Ken – Nope. I am just citing claptrap. Seriously, I am working from a position that we need to be carbon free in the electricity sector within 30 years and see 80% reductions by 2050. And the rest of the world needs to do their part. The interim goals are based on what I think is politically and technologically feasible and certainly challengeable. I think a cap and trade regime can get us there but it will be an evolving process.
That said, I am by no means a fan of C&T. I like a carbon tax with the bulk of the proceeds going back to tax payers as a dividend supplemented by complimentary policies such as a Renewable Energy Standard, EE standards, decoupling, CAFE (see Hal Harvey’s a Handfull of policies and handfull of countries approach) – similar to what Al Gore (and more recently, Greg Mankiw) advocated for. I have worries C&T will be too complicated, is subject to gaming and entail heavy transactional costs BUT I also think we can’t let the perfect be the enemy of the good and over time we will make it work right. We have to move now.
Ken & Matt:
Levels of CO2 depend on the reconstructed history of the Earth’s climate and the levels of CO2 that occurred when various temperatures and amounts of ice were present on Earth. The best estimates of CO2 concentrations that coexisted with temperatures that prevented an ice-free Earth are in the 350 ppm to maybe 400 ppm range (the 450 ppm level was an earlier and now discounted value by many climatologists working in the field). The next stage of calculations have to do with how high the CO2 will go before its concentration starts back down and how long that will take and how much damage to existing ice sheets will be done before the CO2 concentration can be brought down to a level that stops the temperatures from continuing to rise. There will be ah hysteresis effect due to exposed earth (permafrost and ice-free Arctic Ocean, etc.) that probably means the CO2 may have to be brought down, faster, lower, or longer or some mix in order to avoid catastrophic effects.
This calculations cannot today be done to the certainty that Ken seems to want. Why does he protest so much?
Unfortunately the need for estimating and reacting strongly to this scenario will become apparent to all (except those like the Moon-Landing deniers, some 18 million souls, by poll) in the near future.
Joe: The tradeoff for “so damn easy and cheap” in the near-term is not just much steeper future reductions to meet the 2050 emission target. Global warming impacts are determined by atmospheric GHG concentrations — not emission levels — so the penalty for procrastination is that 2050 emission goal would itself have to be reduced (perhaps to a negative level) to keep concentrations below catastrophic levels.
Regarding “economic efficiency and political viability”, we should have learned something from the U.S. acid rain program. The program was enacted with the expectation that SO2 allowances would be trading in the $650-850 range (2000 $$), whereas the actual market was in the $100-200 for most of the program. A policy that favors cost reduction over further emission reduction, even when costs are well below the threshold of political viability and when additional emissions reductions would yield an estimated 2500% societal return-on-investment, does not fit the economic definition of “efficiency”.
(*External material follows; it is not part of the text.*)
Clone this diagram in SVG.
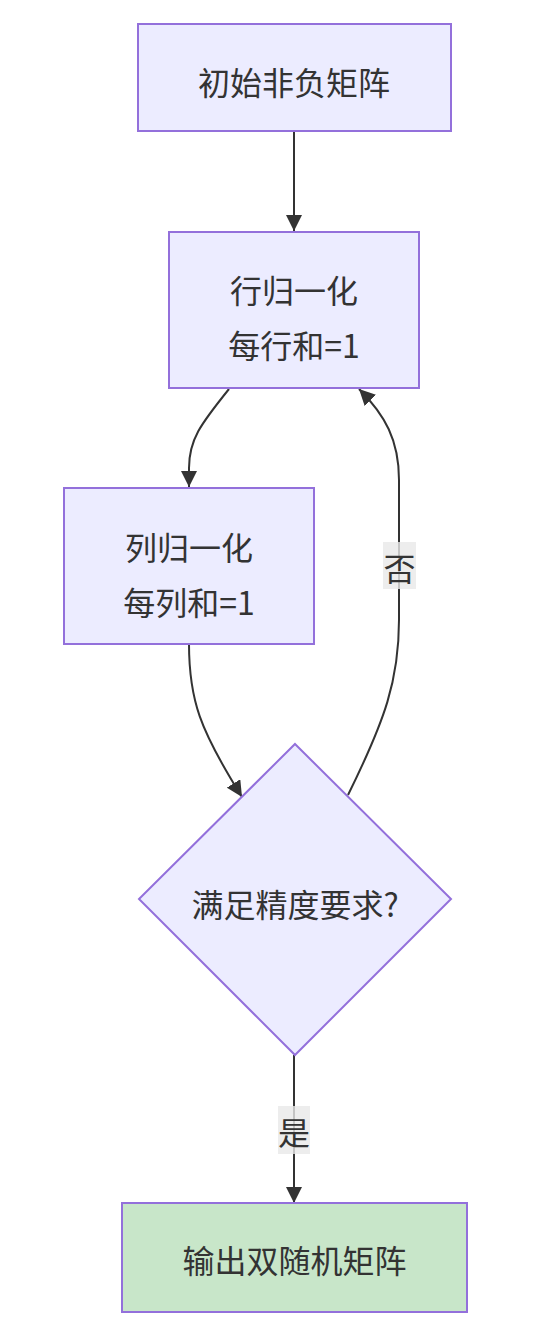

What good is a “shrinking cap” if it has the effect of capping emission reductions at an inadequate level?
Matt – Re “a carbon tax with the bulk of the proceeds going back to tax payers …”: Would giving consumers carbon tax revenue be more protective of their interests than investing the funds in low-carbon technologies? For example, carbon fees imposed on electricity generation could be used to subsidize clean-energy generation, which would promote price competition and help ensure an adequate supply of price-competitive, clean energy sources.
[JR: I am not certain what your point is. I'd like a stronger 2020 cap, as I've said a dozen times.]
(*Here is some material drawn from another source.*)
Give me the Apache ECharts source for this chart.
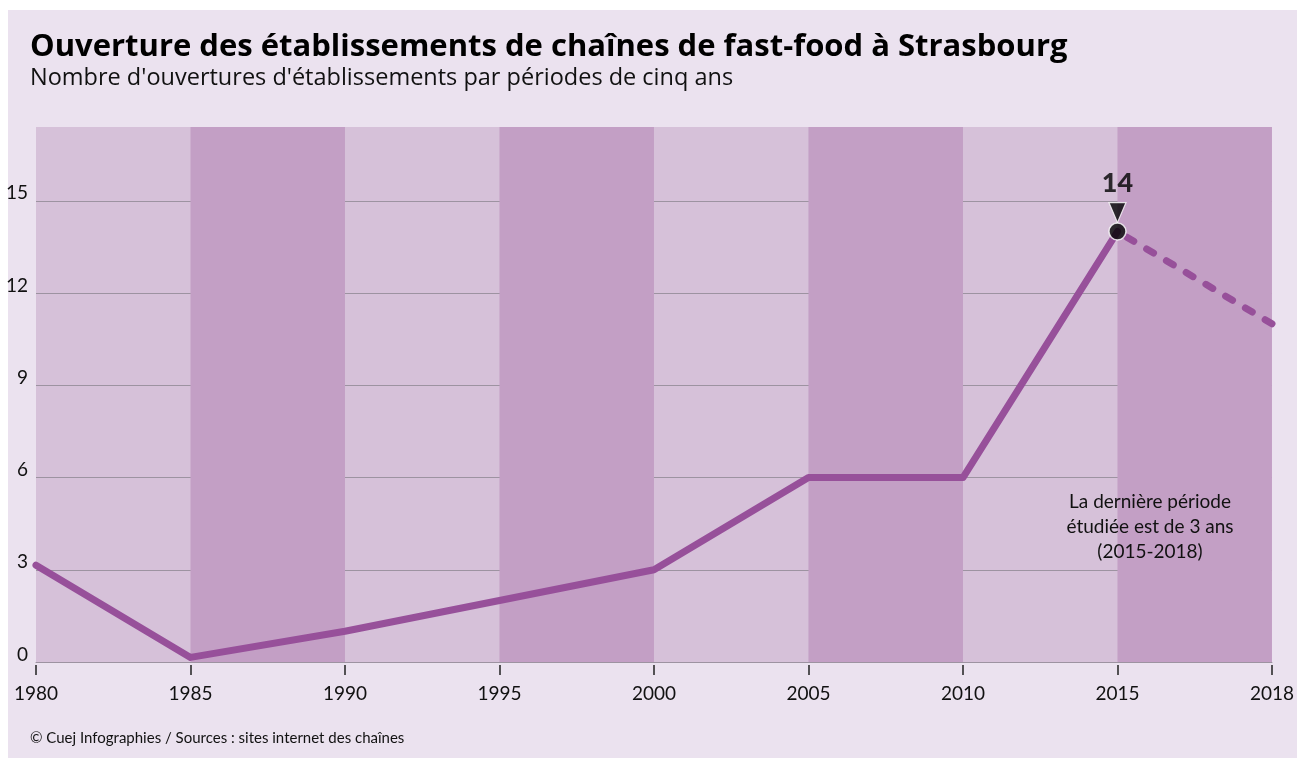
<!DOCTYPE html>
<html>
<head>
<meta charset="utf-8">
<script src="https://cdn.jsdelivr.net/npm/echarts@6/dist/echarts.min.js"></script>
<style>
  html, body { margin: 0; padding: 0; background: #ffffff; }
  #main { width: 1297px; height: 758px; }
</style>
</head>
<body>
<div id="main"></div>
<script>
// données
const years = ["1980", "1985", "1990", "1995", "2000", "2005", "2010", "2015", "2018"];
const openings = [3.15, 0.15, 1, 2, 3, 6, 6, 14, 11];
const yTicks = [0, 3, 6, 9, 12, 15];
const darkBands = [["1985", "1990"], ["1995", "2000"], ["2005", "2010"], ["2015", "2018"]];
const peakIndex = 7; // 2015, dernier point complet
const peakLabel = "14";

const FONT = "Lato";
const TITLE_FONT = "'Open Sans'";
const LINE = "#97509a";
const GRID = "#9d93a1";

// ligne pleine jusqu'à 2015, pointillés ensuite
const solid = openings.map((v, i) => (i <= peakIndex ? v : null));
const dashed = openings.map((v, i) => (i >= peakIndex ? v : null));

let chart = echarts.init(document.getElementById("main"));
let option = {
  animation: false,
  backgroundColor: "transparent",
  textStyle: { fontFamily: FONT },
  graphic: [
    {
      type: "rect",
      z: -10,
      shape: { x: 8, y: 10, width: 1289, height: 748 },
      style: { fill: "#ebe2ef" },
    },
    {
      type: "text",
      left: 30,
      top: 32,
      style: {
        text: "Ouverture des établissements de chaînes de fast-food à Strasbourg",
        font: "bold 31px " + TITLE_FONT,
        fill: "#000",
      },
    },
    {
      type: "text",
      left: 30,
      top: 66,
      style: {
        text: "Nombre d'ouvertures d'établissements par périodes de cinq ans",
        font: "23.5px " + TITLE_FONT,
        fill: "#111",
      },
    },
    {
      type: "text",
      left: 30,
      top: 731,
      style: {
        text: "© Cuej Infographies / Sources : sites internet des chaînes",
        font: "15px " + FONT,
        fill: "#111",
      },
    },
    {
      type: "text",
      x: 1150,
      y: 527,
      z: 10,
      style: {
        text: "La dernière période\nétudiée est de 3 ans\n(2015-2018)",
        font: "19px " + FONT,
        lineHeight: 25,
        align: "center",
        verticalAlign: "middle",
        fill: "#111",
      },
    },
  ],
  grid: {
    left: 36,
    right: 24,
    top: 127,
    bottom: 96,
    show: true,
    backgroundColor: "#d6c1d9",
    borderWidth: 0,
  },
  xAxis: [
    {
      type: "category",
      data: years,
      boundaryGap: false,
      axisLine: { show: true, lineStyle: { color: GRID, width: 1 } },
      axisTick: { show: false },
      splitLine: { show: false },
      axisLabel: {
        margin: 22,
        color: "#111",
        fontSize: 19,
        fontFamily: FONT,
      },
    },
    {
      type: "category",
      data: years,
      boundaryGap: false,
      position: "bottom",
      offset: 3,
      axisLine: { show: false },
      axisTick: { show: true, length: 10, lineStyle: { color: "#222", width: 1.5 } },
      axisLabel: { show: false },
    },
  ],
  yAxis: {
    type: "value",
    min: 0,
    max: 17.4,
    interval: 3,
    axisLine: { show: false },
    axisTick: { show: false },
    splitLine: {
      show: true,
      showMaxLine: false,
      lineStyle: { color: GRID, width: 1 },
    },
    axisLabel: {
      showMaxLabel: false,
      margin: 8,
      color: "#111",
      fontSize: 19,
      fontFamily: FONT,
      verticalAlign: "bottom",
      lineHeight: 15,
      formatter: (v) => (yTicks.includes(v) ? String(v) : ""),
    },
  },
  series: [
    {
      type: "line",
      data: solid,
      symbol: "none",
      z: 3,
      lineStyle: { color: LINE, width: 7, cap: "round", join: "round" },
      markArea: {
        silent: true,
        itemStyle: { color: "#c39fc5" },
        data: darkBands.map((b) => [{ xAxis: b[0] }, { xAxis: b[1] }]),
      },
    },
    {
      type: "line",
      data: dashed,
      symbol: "none",
      z: 3,
      lineStyle: { color: LINE, width: 7, type: [8, 15], dashOffset: 12, cap: "round", join: "round" },
    },
    {
      // triangle pointant vers le point
      type: "scatter",
      data: [[years[peakIndex], openings[peakIndex]]],
      symbol: "triangle",
      symbolRotate: 180,
      symbolSize: [17, 20],
      symbolOffset: [0, -19],
      z: 5,
      itemStyle: { color: "#000", borderColor: "#fff", borderWidth: 1.2 },
    },
    {
      type: "scatter",
      data: [[years[peakIndex], openings[peakIndex]]],
      symbol: "circle",
      symbolSize: 17,
      z: 6,
      itemStyle: { color: "#000", borderColor: "#fff", borderWidth: 1.5 },
      label: {
        show: true,
        position: "top",
        distance: 25,
        formatter: () => peakLabel,
        color: "#000",
        fontSize: 27,
        fontWeight: 900,
        fontFamily: FONT,
      },
    },
  ],
};
chart.setOption(option);
</script>
</body>
</html>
Joe: My point is that (1) cap-and-trade is not “efficient” in an economic sense because it does not function to motivate emission reductions beyond the cap even when such further reductions would be “damn easy and cheap”; and (2) it is not just political viability that limits policy effectiveness — the choice of an inefficient regulatory mechanism (cap-and-trade) can be just as much of an obstacle.
The issue is not the strength of the cap. My question is why GHG regulations should limit emission reductions to a predetermined cap, whatever level the cap is set at.
Ken: The work of Robert Stavins shows that cap-and-trade is both (particularly) economically and politically efficient. I cam imagine the difficulty of passing a “straight” carbon tax — the “straighter” it was the less likely it would be that it could be passed, as each constituency saw itself put at a disadvantage, real or imagined. Such a bill would run four to ten times longer than W-M, with impenetrable rules for different ways to tax the carbon by source, use, etc. Then would come the difficulty of setting the tax level to get enough humans to change their actions. It took gasoline prices well over $4 a gallon to change driving habits (until they went back down). The bureaucracy to monitor results and calculate/revise tax rates would be awkward to say the least. Is that what you want?
But a “fixed” cap gives businesses known targets that they have to meet, not some fuzzy “goal” as when the previous administration “promised” self-regulation, which just meant continuing business as usual.
Certainly cap-and-trade could be viewed as inefficient scientifically, since under W-M the actual cap may have to be lowered over time and has clearly not been set tight enough for near term goals. Tighter near-term goals would provide greater flexibility to react to new scientific developments, such as new data showing that tipping points are closer than previously thought.
Donald:
The concept of “economic efficiency” means that emission reductions should be pursued if marginal societal benefits exceed marginal costs. This differs from economists’ concept of “cost-effectiveness,” by which they mean a predetermined goal is achieved at least cost. For example, the U.S. acid rain program, in effect, set a cap of about 20,000 premature deaths resulting from SO2 emissions, and it achieved the mortality cap at a cost of about 20 to 30 percent of initial forecasts. The program was cost-effective but it was not efficient, in the above sense, because the monetized societal benefits of additional emission reductions would have been 25 times greater than costs. The program was not designed to be efficient or to even motivate emission reductions up to a willingness-to-pay limit. If it had, many thousands of additional lives could have been prolonged (not to mention ecological benefits), and there may have been no need for the EPA’s Clean Air Interstate Rule.
I am just as critical of a “straight” carbon tax as I am of cap-and-trade. To give you a sense of the alternative possibilities, consider Sweden’s acid rain program, which was enacted in 1990 with the intent of reducing stationary-source NOx emissions by 35% within five years. The NOx program imposed no caps, standards or timetables, and it was revenue-neutral within the regulated industry; but by 1995 it had motivated a 50% reduction in regulated entities’ aggregate NOx emissions. (That was with demand growth; specific emissions were down 60%.) The regulation’s effect on electricity prices was estimated at $0.0004 per kWh — about five times lower than what it would have been with a “straight” emission tax. Had cap-and-trade been employed the program would have achieved a “guaranteed” reduction of 35% — far less than what was achieved.
People tend to get so wrapped up in the intricacies of regulatory mechanisms that they lose sight of the fundamental purposes of regulatory policy. Putting aside discussion of specific policy instruments, can you explain why regulations should limit emission reductions to a predetermined cap, particularly when further reductions would be “so damn easy and cheap”?